When you know you have certain things that must be done in order to get your life back, and/or to reduce pain to a level you can tolerate, you may need some "best practices" to help that along. Below are a few of my ideas for achieving and maintaining back exercise adherence.

Choose Your "Whens" Wisely

Where appropriate, schedule your therapeutic activities so they are convenient, as well as harmonious with your changing energy levels.
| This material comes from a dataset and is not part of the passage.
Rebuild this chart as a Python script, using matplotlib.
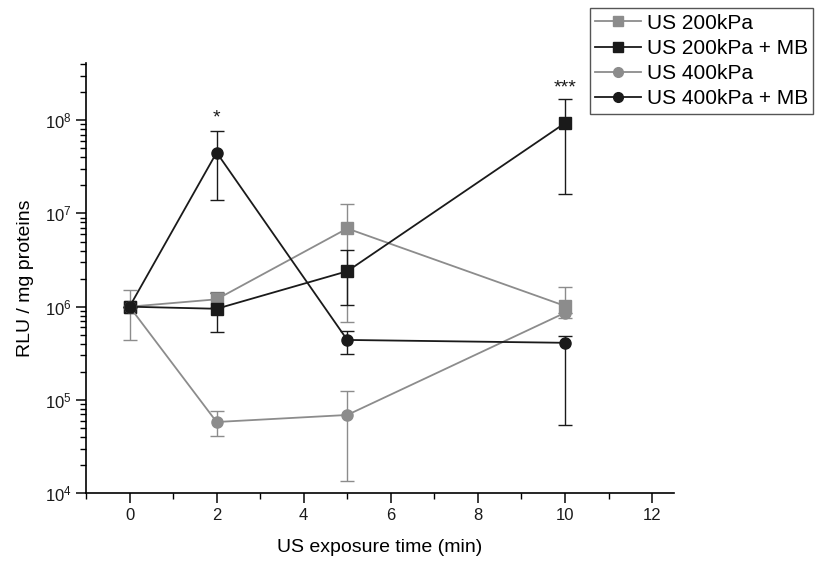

For example, if you have 10 challenging exercises to do daily, consider getting them done first thing in the morning — after you warm up, of course. Alternatively, if your therapist has given you some relaxation exercises to do, you might try them either in the late afternoon when you're energy is waning — which may well prove to be a nice treat — or just before going to sleep — which may help you unwind — as well as promote a better night's rest. 

What About Boredom?

If boredom is your issue, ask your physical therapist or personal trainer to give you a variety of exercises and moves that address the same body issues, but that can be switched around without loss of therapeutic benefits. If you take this suggestion, be sure to also ask her for guidance on how and when to switch things up. 

Give Up on "No Pain, No Gain"

Do prescribed movements and exercises in moderation, but be sure to do something every day. Let go of your "no pain, no gain" attitude when working for back pain relief. Instead of pounding out the reps and sets as many people who go to the gym tend to do, think about your form. Are you aligned all throughout each exercise move? It may make a difference.

Go Social and Accountable

Hook up with one or more accountability partners who understand your special therapeutic focus, and who are caring and understanding by nature. I know such people can be hard to find, and even harder to accommodate schedule-wise, but just the same, making the effort to connect may be well worth the investment. The reason is that the social interaction may help fuel goal achievement and thus your results.

Get Smart

Conduct research and ask questions of your chosen health professional regarding exercise as it relates to your diagnosis. Learning about your condition, its symptoms, the way in which it is diagnosed, and relevant treatments may help you take more of an interest in the things you're supposed to do in order to get past the pain and dysfunction. 

Some ideas for questions include:

  • What is the usual prognosis? (Prognosis refers to how bad the problem might get and/or how long you'll be dealing with symptoms, etc.,)
  • What role might exercise play in feeling better
  • Is there an alternative to drugs and surgery that are within my capabilities given your evaluation of my condition? 

Be forewarned — it is entirely possible that the answer to the last question may put you to work. I've been privileged to witness a number of people in the process of successfully avoiding the "knife" — but none would have done so without a lot of discipline and effort.